FPL Pulse — weekly enrichment pipeline
AWS Lambda · Step Functions · S3 · Anthropic Haiku/Sonnet · Langfuse · Terraform
What it does
Every gameweek the pipeline picks up raw data from the FPL API, Understat, and a handful of news sources, normalises it, and runs each of the ~700 players through an LLM enrichment pass — short-form summary, injury signal, sentiment, transfer narrative. The curated output lands as versioned parquet in S3 and feeds both the public dashboard and the Scout Agent.
The goal wasn't another FPL tool; it was a personal-scale clone of the production shape I work on at Curve — batch pipelines, enrichment, observability, IaC — built end-to-end in one repo so the architecture is legible without an NDA conversation.
Architecture, briefly
Five collector Lambdas run in parallel and land raw JSON in
s3://fpl-data-lake-dev/raw/season=.../gameweek=.../. A
validation Lambda promotes successful runs to clean/, then a
Step Function fans out enrichment Lambdas that call Anthropic Haiku for
bulk summaries and Sonnet for the harder reasoning passes. A curate step
synthesises the enriched parquet into dashboard- and agent-ready JSON
under curated/, which CloudFront serves through an
OAC-signed S3 origin.
Eleven ADRs in docs/adrs/ capture the decisions that
actually changed the shape — model selection, Step Function retry
alignment, the curate-vs-on-read tradeoff, the OAC POST landmine on the
agent side. The build log lives in
knowledge-vault/projects/fpl-build-log.md.
Three decisions worth pulling out
Cost discipline is a feature, not a constraint
The whole pipeline runs inside the AWS free tier. Lambda, Step Functions, S3, CloudFront, SSM Parameter Store — combined cost is rounding error against the Claude API spend, which itself caps at £5–10/month even with weekly full-population enrichment. That isn't an accident; it shaped real decisions. Secrets Manager came out (£2/month → £0 via SSM SecureString once I accepted there was no rotation requirement on a solo project). DynamoDB on-demand stays under the always-free tier as long as I keep the Scout Agent's per-request state small. Memory on the cold-start path got a deliberate bump to 3008 MB because the 27s → 8–12s cold-start improvement was worth the per-ms cost — at this scale, optimising for pennies of compute is the wrong instinct.
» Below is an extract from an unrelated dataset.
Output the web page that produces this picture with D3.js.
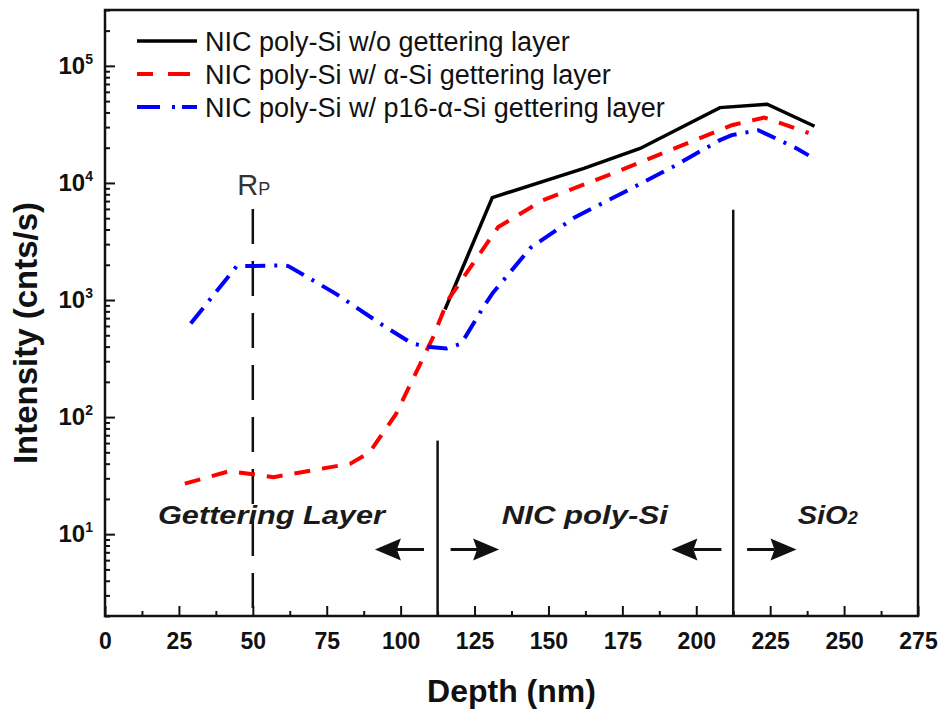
<!DOCTYPE html>
<html>
<head>
<meta charset="utf-8">
<script src="https://cdn.jsdelivr.net/npm/d3@7"></script>
<style>
  body { margin: 0; background: #fff; }
  svg { font-family: Arial, "Liberation Sans", sans-serif; }
</style>
</head>
<body>
<div id="chart"></div>
<script>
// data
var depthNoGetter = [115, 131, 162, 181, 208, 224, 240];
var intNoGetter = [830, 7500, 13300, 19700, 44000, 47000, 30500];

var depthASi = [27, 42, 52, 57, 83, 89.5, 98.5, 105, 111, 116, 133, 148, 173, 198, 212, 223, 238];
var intASi = [27, 34.5, 32, 30.7, 40, 50, 107, 234, 483, 1000, 4200, 7100, 12400, 22400, 31100, 36200, 26700];

var depthP16 = [29, 44.5, 60, 62, 78, 94, 104, 110, 115.5, 120.5, 128, 131, 144, 159, 177, 192, 208, 212, 221, 234, 238];
var intP16 = [630, 1940, 1980, 1950, 1135, 608, 424, 396, 385, 424, 870, 1135, 2800, 5100, 8700, 13700, 23200, 25600, 28200, 19700, 17200];

var seriesNames = [
  "NIC poly-Si w/o gettering layer",
  "NIC poly-Si w/ \u03b1-Si gettering layer",
  "NIC poly-Si w/ p16-\u03b1-Si gettering layer"
];

var xTicks = [0, 25, 50, 75, 100, 125, 150, 175, 200, 225, 250, 275];
var yTicks = [10, 100, 1000, 10000, 100000];
var yExp = [1, 2, 3, 4, 5];

// layer boundaries and annotations (data coordinates)
var rpDepth = 50;
var boundaryDepths = [112.5, 212.5];
var boundaryTops = [63, 5900];
var regionLabels = ["Gettering Layer", "NIC poly-Si", "SiO"];
var regionLabelX = [56.3, 162.3, 234.3];
var regionLabelY = 12.2;
var arrowTails = [107.9, 116.9, 208.5, 217.2];
var arrowTips = [91.3, 133.3, 191.6, 233.9];
var arrowY = 7.4;

var svgWidth = 944;
var svgHeight = 713;
var margin = { top: 10, right: 26, bottom: 97, left: 105 };
var width = svgWidth - margin.left - margin.right;
var height = svgHeight - margin.top - margin.bottom;

var svg = d3.select("#chart").append("svg")
  .attr("width", svgWidth)
  .attr("height", svgHeight);

var g = svg.append("g")
  .attr("transform", `translate(${margin.left}, ${margin.top})`);

var x = d3.scaleLinear().domain([0, 275]).range([0, width]);
var y = d3.scaleLog().domain([2, 3e5]).range([height, 0]);

// minor ticks
var xMinor = xTicks.slice(0, -1).map(d => d + 12.5);
var yMinor = [];
[1, 10, 100, 1000, 10000, 100000].forEach(function(dec) {
  for (var k = 2; k <= 9; k++) {
    var v = k * dec;
    if (v >= 2 && v <= 3e5) yMinor.push(v);
  }
});

// x axis
var xAxis = g.append("g")
  .attr("transform", `translate(0, ${height})`)
  .call(d3.axisBottom(x).tickValues(xTicks).tickSize(-10).tickPadding(17).tickSizeOuter(0));
xAxis.selectAll("text")
  .attr("font-size", "23px").attr("font-weight", "bold").attr("fill", "#111")
  .attr("font-family", "Arial, 'Liberation Sans', sans-serif");

g.append("g")
  .attr("transform", `translate(0, ${height})`)
  .call(d3.axisBottom(x).tickValues(xMinor).tickSize(-5).tickFormat("").tickSizeOuter(0));

// y axis
var yAxis = g.append("g")
  .call(d3.axisLeft(y).tickValues(yTicks).tickSize(-10).tickPadding(12).tickFormat("").tickSizeOuter(0));
yAxis.selectAll(".tick text").each(function(d, i) {
  var t = d3.select(this)
    .attr("font-size", "24px").attr("font-weight", "bold").attr("fill", "#111")
    .attr("font-family", "Arial, 'Liberation Sans', sans-serif");
  t.append("tspan").text("10");
  t.append("tspan").attr("font-size", "14px").attr("dy", "-0.75em").text(yExp[i]);
});

g.append("g")
  .call(d3.axisLeft(y).tickValues(yMinor).tickSize(-5).tickFormat("").tickSizeOuter(0));

g.selectAll(".domain").remove();
g.selectAll(".tick line").attr("stroke", "#111").attr("stroke-width", 2);

// frame
g.append("rect")
  .attr("width", width)
  .attr("height", height)
  .attr("fill", "none")
  .attr("stroke", "#111")
  .attr("stroke-width", 2.5);

// axis titles
svg.append("text")
  .attr("transform", "translate(37, 333) rotate(-90)")
  .attr("text-anchor", "middle")
  .attr("font-size", "33px")
  .attr("font-weight", "bold")
  .attr("fill", "#111")
  .text("Intensity (cnts/s)");

svg.append("text")
  .attr("x", margin.left + width / 2)
  .attr("y", 702)
  .attr("text-anchor", "middle")
  .attr("font-size", "32px")
  .attr("font-weight", "bold")
  .attr("fill", "#111")
  .text("Depth (nm)");

// Rp marker
g.append("line")
  .attr("x1", x(rpDepth)).attr("x2", x(rpDepth))
  .attr("y1", y(6000)).attr("y2", height)
  .attr("stroke", "#111").attr("stroke-width", 2.5)
  .attr("stroke-dasharray", "35,17");

var rp = g.append("text")
  .attr("x", x(rpDepth) + 1)
  .attr("y", y(7830))
  .attr("text-anchor", "middle")
  .attr("fill", "#333")
  .attr("font-size", "29px");
rp.append("tspan").text("R");
rp.append("tspan").attr("font-size", "18px").text("P");

// layer boundaries
g.selectAll(".boundary")
  .data(boundaryDepths)
  .enter()
  .append("line")
  .attr("class", "boundary")
  .attr("x1", d => x(d)).attr("x2", d => x(d))
  .attr("y1", (d, i) => y(boundaryTops[i])).attr("y2", height)
  .attr("stroke", "#111").attr("stroke-width", 2.5);

// arrows
arrowTails.forEach(function(tail, i) {
  var x0 = x(tail), x1 = x(arrowTips[i]), yy = y(arrowY);
  var dir = x1 > x0 ? 1 : -1;
  var base = x1 - dir * 22;
  g.append("line")
    .attr("x1", x0).attr("x2", base)
    .attr("y1", yy).attr("y2", yy)
    .attr("stroke", "#111").attr("stroke-width", 3);
  g.append("path")
    .attr("d", `M${x1},${yy} L${base - dir * 4},${yy - 11} L${base},${yy} L${base - dir * 4},${yy + 11} Z`)
    .attr("fill", "#111");
});

// region labels
var labelWidths = [227, 166, 50];
regionLabels.forEach(function(lbl, i) {
  var t = g.append("text")
    .attr("x", x(regionLabelX[i]))
    .attr("y", y(regionLabelY))
    .attr("text-anchor", i === 2 ? "start" : "middle")
    .attr("font-size", "26px")
    .attr("font-weight", "bold")
    .attr("font-style", "italic")
    .attr("fill", "#1a1a1a");
  t.append("tspan")
    .attr("textLength", labelWidths[i])
    .attr("lengthAdjust", "spacingAndGlyphs")
    .text(lbl);
  if (i === 2) {
    t.append("tspan").attr("font-size", "18px").text("2");
  }
});

// series
var line = d3.line()
  .x(d => x(d[0]))
  .y(d => y(d[1]));

var series = [
  { pts: d3.zip(depthNoGetter, intNoGetter), color: "#000", width: 3.5, dash: null },
  { pts: d3.zip(depthASi, intASi), color: "#ff0000", width: 4, dash: "16,12" },
  { pts: d3.zip(depthP16, intP16), color: "#0000ff", width: 4, dash: "20,9,3,9" }
];

series.forEach(function(s) {
  g.append("path")
    .datum(s.pts)
    .attr("fill", "none")
    .attr("stroke", s.color)
    .attr("stroke-width", s.width)
    .attr("stroke-dasharray", s.dash)
    .attr("d", line);
});

// legend
var legend = g.append("g").attr("transform", "translate(32, 0)");
seriesNames.forEach(function(name, i) {
  var rowY = 41 + i * 33;
  var s = series[i];
  legend.append("line")
    .attr("x1", 0).attr("x2", 60)
    .attr("y1", rowY - 10).attr("y2", rowY - 10)
    .attr("stroke", s.color)
    .attr("stroke-width", s.width)
    .attr("stroke-dasharray", i === 1 ? "16,15,22" : i === 2 ? "23,12,3,7,15" : null);
  legend.append("text")
    .attr("x", 68)
    .attr("y", rowY)
    .attr("font-size", "27px")
    .attr("fill", "#111")
    .text(name);
});
</script>
</body>
</html>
The corollary that keeps showing up: serverless infra is rounding error against LLM spend. Cost optimisation on an LLM-heavy workload should focus on model selection, batching, input filtering, and record filtering, not Lambda memory or container size.
Step Functions "Succeeded" ≠ business success
A Lambda that returns {"statusCode": 500, "body": {...}}
is LambdaFunctionSucceeded from Step Functions' perspective —
the invocation completed and a JSON body came back. The first version of
CheckShouldRun assumed otherwise, and a Cloudflare 403
inside the collector silently propagated as a successful run with empty
data, taking out four downstream states with cryptic JsonPath errors.
The fix is the durable pattern, not the patch: after every Task state
that can return a non-success body, the next state has to be a Choice
checking the actual response. The lesson sits in
knowledge-vault/patterns/step-function-retry-alignment.md and
has already saved an evening on the day job.
curl_cffi for TLS-fingerprinted endpoints
Many of the FPL-adjacent endpoints sit behind Cloudflare which blocks AWS
Lambda IPs. User-agent spoofing didn't help — Cloudflare also
TLS-fingerprints the request, and Python httpx doesn't look
like Chrome no matter what header you send. curl_cffi with
Chrome impersonation passes the TLS layer; exponential backoff
(2s/4s/8s/16s/32s, five attempts) handles the rate-based blocks that the
impersonation alone doesn't. Without these the collectors fail roughly
one in three runs; with them it's been stable for months.
Observability
Langfuse traces every LLM call at level 3 — per-request traces, quality
scores, per-node cost. Fast Lambdas need an explicit
langfuse.flush() before return because the background
shipper thread doesn't get to run otherwise; sub-second Lambdas freeze
mid-flight and the traces are gone. Tight timeouts
(LANGFUSE_TIMEOUT=2s, FLUSH_INTERVAL=1s) stop
Langfuse outages from cascading into Lambda timeouts.
What I'd do differently
The four-stage Hive partitioning was over-engineered for the actual data
volumes; a single curated layer with deeper schema validation would have
paid for itself faster. And the first Step Function definition used
Retry blocks that overlapped with the Lambda's own retry
logic, multiplying the effective retry count — aligning retries
explicitly at the Step Function layer would have saved an afternoon.